The inference process is where MEDUSA truly excels. Imagine it as a team of forecasters collaborating to predict future events. However, instead of weather, they’re predicting text continuations.

Understanding MEDUSA’s Forward Passes

Let’s explore a detailed example to see how MEDUSA processes forward passes:

Input: “The future of artificial intelligence will”

First Forward Pass:

• Main model predicts: “transform”
• MEDUSA head 1 predicts: “the”
• MEDUSA head 2 predicts: “world”
• MEDUSA head 3 predicts: “in”

If all tokens are accepted, the updated context becomes: “The future of artificial intelligence will transform the world in.”

Second Forward Pass: From the updated context, the process repeats. Instead of requiring four separate forward passes (one for each token), MEDUSA accomplishes this in a single pass.

This parallel prediction drastically reduces the number of forward passes needed. Traditional LLMs require 20 forward passes to generate 20 tokens. In contrast, MEDUSA only needs five passes if each successfully predicts and accepts four tokens.

Tree-Based Prediction and Attention

source

The tree construction process further enhances efficiency by retaining multiple top predictions for each position:

Context: “The future of AI will”

• Level 1 (Main Model top-2): “transform”, “change”
• Level 2 (Head 1 top-2): “the”, “our”
• Level 3 (Head 2 top-2): “world”, “industry”
• Level 4 (Head 3 top-2): “in”, “by”

The tree-based attention mechanism is key to this efficiency. Instead of processing each path independently, it employs an attention mask that restricts tokens to only attend to their predecessors within the same path. For instance:

• When verifying “the” after “transform,” it references only “transform” and the original context.
• When verifying “world,” it considers “transform the” and the original context.

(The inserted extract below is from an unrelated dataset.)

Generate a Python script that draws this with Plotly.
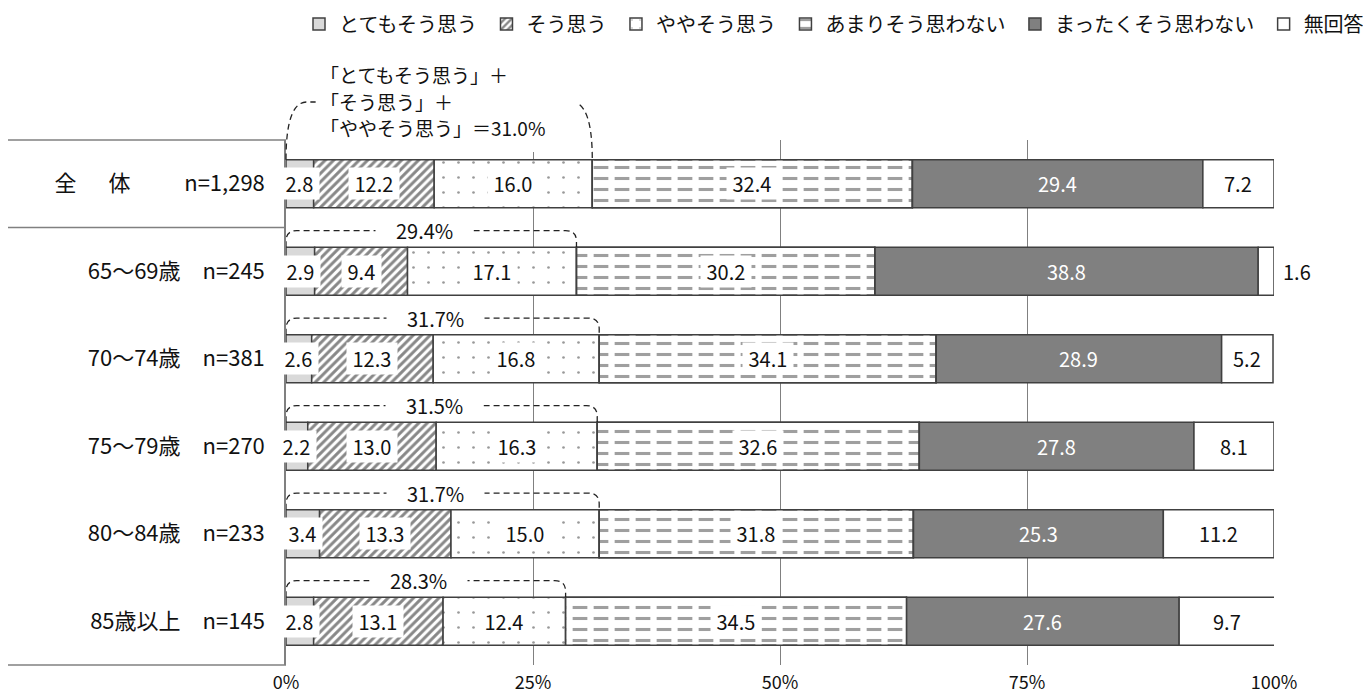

This approach allows MEDUSA to verify multiple potential continuations simultaneously, avoiding the inefficiency of individually checking each path.

Efficient Verification and Acceptance

MEDUSA’s verification process is equally ingenious. Rather than relying on a separate model, it uses the tree-based attention mechanism to assess all predicted tokens collectively, ensuring their coherence as a group. This is akin to a quality control system inspecting multiple items at once instead of one by one.

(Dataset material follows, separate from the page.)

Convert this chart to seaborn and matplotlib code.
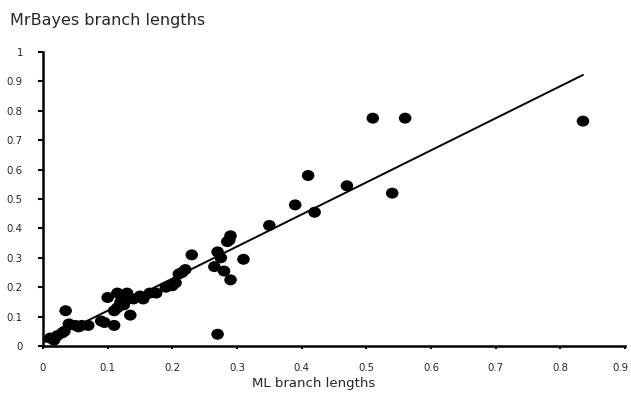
import numpy as np
import pandas as pd
import matplotlib
matplotlib.use("Agg")
import matplotlib.pyplot as plt
from matplotlib.path import Path
import matplotlib.transforms as mtrans
import seaborn as sns

ml_lengths = [0.011, 0.017, 0.022, 0.03, 0.033, 0.035, 0.04, 0.05, 0.055, 0.06,
              0.07, 0.09, 0.095, 0.1, 0.11, 0.115, 0.11, 0.115, 0.12, 0.125,
              0.13, 0.13, 0.135, 0.14, 0.15, 0.155, 0.165, 0.175, 0.19, 0.2,
              0.205, 0.21, 0.215, 0.22, 0.23, 0.265, 0.27, 0.27, 0.275, 0.28,
              0.285, 0.29, 0.29, 0.288, 0.31, 0.35, 0.39, 0.41, 0.42, 0.47,
              0.51, 0.54, 0.56, 0.835]
mb_lengths = [0.027, 0.02, 0.035, 0.045, 0.05, 0.12, 0.075, 0.07, 0.065, 0.07,
              0.07, 0.085, 0.08, 0.165, 0.12, 0.13, 0.07, 0.18, 0.15, 0.14,
              0.18, 0.16, 0.105, 0.16, 0.17, 0.16, 0.18, 0.18, 0.2, 0.205,
              0.215, 0.245, 0.25, 0.26, 0.31, 0.27, 0.32, 0.04, 0.3, 0.255,
              0.355, 0.375, 0.225, 0.36, 0.295, 0.41, 0.48, 0.58, 0.455, 0.545,
              0.775, 0.52, 0.775, 0.765]

trend_slope = 1.091
trend_intercept = 0.011

x_ticks = [0, 0.1, 0.2, 0.3, 0.4, 0.5, 0.6, 0.7, 0.8, 0.9]
x_tick_labels = ["0", "0.1", "0.2", "0.3", "0.4", "0.5", "0.6", "0.7", "0.8", "0.9"]
y_ticks = [0, 0.1, 0.2, 0.3, 0.4, 0.5, 0.6, 0.7, 0.8, 0.9, 1]
y_tick_labels = ["0", "0.1", "0.2", "0.3", "0.4", "0.5", "0.6", "0.7", "0.8", "0.9", "1"]

df = pd.DataFrame({"ml": ml_lengths, "mb": mb_lengths})

sns.set_style("ticks")
plt.rcParams['font.family'] = ['DejaVu Sans']

fig = plt.figure(figsize=(6.31, 3.95), dpi=100)
ax = fig.add_axes([43 / 631, 1 - 346 / 395, 582 / 631, 294 / 395])

sns.scatterplot(data=df, x="ml", y="mb", ax=ax, color="black", s=65,
                edgecolor="none", zorder=3)
ell = Path.unit_circle().transformed(mtrans.Affine2D().scale(0.56, 0.49))
for coll in ax.collections:
    coll.set_paths([ell])

xline = np.array([0.003, max(ml_lengths)])
ax.plot(xline, trend_intercept + trend_slope * xline, color="black", lw=1.4, zorder=2)

ax.set_xlim(0, 0.9)
ax.set_ylim(0, 1)
ax.set_xticks(x_ticks)
ax.set_xticklabels(x_tick_labels)
ax.set_yticks(y_ticks)
ax.set_yticklabels(y_tick_labels)
ax.tick_params(axis="both", labelsize=7.3, width=1.5, color="black", direction="out")
ax.tick_params(axis="x", length=2.5, pad=10)
ax.tick_params(axis="y", length=3.5, pad=11)
for side in ["left", "bottom"]:
    ax.spines[side].set_linewidth(1.8)
    ax.spines[side].set_color("black")
for side in ["top", "right"]:
    ax.spines[side].set_visible(False)
ax.set_xlabel("")
ax.set_ylabel("")

last = ax.get_xticklabels()[-1]
last.set_transform(last.get_transform() + mtrans.Affine2D().translate(-5, 0))

fig.text(10 / 631, 1 - 20 / 395, "MrBayes branch lengths", fontsize=11.5, va="center", ha="left")
fig.text(314 / 631, 1 - 384 / 395, "ML branch lengths", fontsize=9.5, va="center", ha="center")

fig.savefig("out.png", dpi=100)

To further enhance efficiency, MEDUSA introduces a “typical acceptance” scheme for selecting predictions. Instead of demanding exact matches with what the model would have generated token by token, it accepts predictions that are sufficiently probable. This approach balances generation speed and output quality by tolerating slight deviations.

Iterative Process

Once predictions are verified, the accepted tokens are added to the context. If MEDUSA accepts four tokens in one pass, the next prediction starts from this extended context, eliminating the need for multiple forward passes.

By combining parallel prediction, tree-based attention, and a pragmatic acceptance scheme, MEDUSA delivers efficient and high-quality text generation that outperforms traditional models in both speed and coherence.

source

Results

source

The performance improvements MEDUSA achieves are impressive. Without compromising generation quality, MEDUSA-1 achieves a 2.2× speedup over standard LLM inference. MEDUSA-2 pushes this further to 2.3–2.8× faster generation.

What’s particularly interesting is how MEDUSA performs differently across various tasks. It shows exceptional performance in coding tasks, achieving a 3.29× speedup, and data extraction tasks, reaching a 3.62× speedup. This suggests that tasks with more structured or predictable outputs benefit most from MEDUSA’s parallel prediction approach.

The results are especially impressive considering that these improvements come without requiring a separate draft model. This means simpler deployment, less memory usage, and easier integration into existing systems. The paper demonstrates these speedups across different model sizes, from 7B to 33B parameters, showing MEDUSA’s scalability.

Most importantly, these speed improvements come without sacrificing generation quality. The paper shows comparable or even slightly improved quality scores on benchmark tests, suggesting that MEDUSA’s parallel prediction approach might actually help the model maintain better coherence across longer sequences of text.